Imagen extraída del Máster de diversidad de la Universidad de Granada.
Estar disponible para el diálogo, la conversación sin acritud y constructiva es un fenómeno poco común en nuestros tiempos. Hay una diversidad de ámbitos en los que los discursos son monolíticos y se retroalimentan, con lo que paradójicamente la pluralidad que se reclama y defiende, casi como un absoluto, se resquebraja cuando nos adentramos en cada esfera cultural o política y observamos que en ellas no hay lugar para la discrepancia.
Debemos deducir que la diversidad consiste en la multiplicidad de relatos construidos, protegidos y blindados por los que los sostienen y nunca susceptible de ser cuestionados.
Ahora bien, lo que se sostiene son pluralidades de constructos que conviven unos al lado de los otros, que no interfieren, a riesgo de que salten chispas endemoniadas. Además, en el seno de cada colectivo no hay lugar para la diversidad; eso queda fuera de cada grupúsculo que parece muy democrático.
Esta férrea defensa de determinados postulados que si no se tocan coexisten con otros, es una falsa diversidad democrática, a mi juicio. En primer lugar, porque lo social no es posible sin nexo entre las diversidades; en segundo lugar, porque cada diferente debe tolerar, y diría que anhelar, ser sometido a revisión y crítica continua para no recalar en lo que aborrecen, que es el totalitarismo.
A lo dicho habría que añadir que, como supieron ver los filósofos Laclau y Mouffe, estos grupos se mantienen en una tensión constante, cada uno lucha por convencer a los otros y erigirse como el dominante, hasta que sea sustituido por otro. Conocemos las técnicas para convencer actuales, es decir, las técnicas de manipulación, aunque sea a base de falsear la información y aprovechar este instante de la posverdad. En consecuencia, esta lucha por lo hegemónico acaba con un relato dominante, considerado políticamente correcto, contra el que quien se pronuncia es insultado, menospreciado y no se buscan espacios de diálogo y de pensamiento conjuntos que generen dudas, necesidad de trascender o reconceptualizar, porque esto atentaría contra el dominio del discurso dominante, que no necesariamente es el mayoritario. Un ejemplo, que como caso singular nunca refleja plenamente lo que deseamos mostrar, sería que, desde las administraciones públicas, y tras los atentados del 17-A en Barcelona y Cambrils, siempre se ha sostenido que los grupos de migrantes estaban integrados en Ripoll, que no había problema de convivencia ni antes ni después de los atentados. Sin embargo, las últimas elecciones municipales en las que ha ganado el partido Alianza Catalana, un grupo de extrema derecha que asume como primer cometido eliminar la Mezquita de la ciudad. No parece que el sentir mayoritario fuese, al menos después de los atentados, el de qué bien integrados que están los migrantes musulmanes y cuánto nos queremos. Aunque, obviamente ese es el mensaje que se ha querido imponer como si fuese la verdad de lo que en la ciudad acontecía.

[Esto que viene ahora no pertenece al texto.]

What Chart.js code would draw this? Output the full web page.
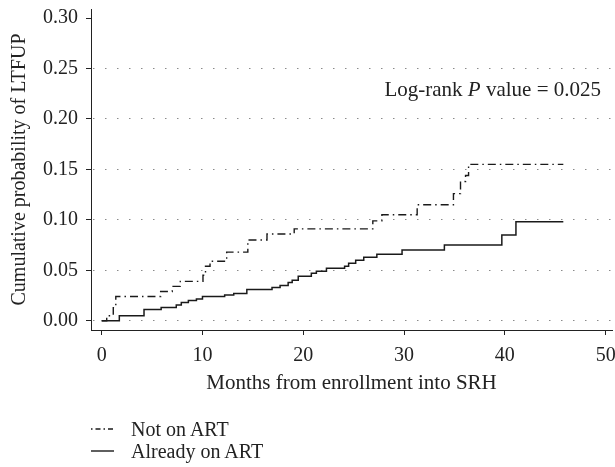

En conclusión, la idea es que quien defienda la diversidad y la pluralidad -que sería deseable que fuésemos todos, cada uno desde su perspectiva- que lo haga con la coherencia de aceptar que todo relato debe y puede ser cuestionado para exigir que no se convierta en un tótem. Que los diversos pueden acabar siendo tan dogmáticos y totalitarios como lo son los que lo dicen en sus discursos, -aunque sea subliminalmente- y por lo tanto es imprescindible respetar la libertad de pensamiento y expresión, y sólo limitar la acción cuando esta perjudica a otros individuos de la sociedad. Y si hay ideas que consideramos aberrantes -sean las que sean- se tenga la altura y la talla de argumentar para convencer, no sea que seamos como esos a los que Unamuno les soltó frente a frente “venceréis, pero no convenceréis”.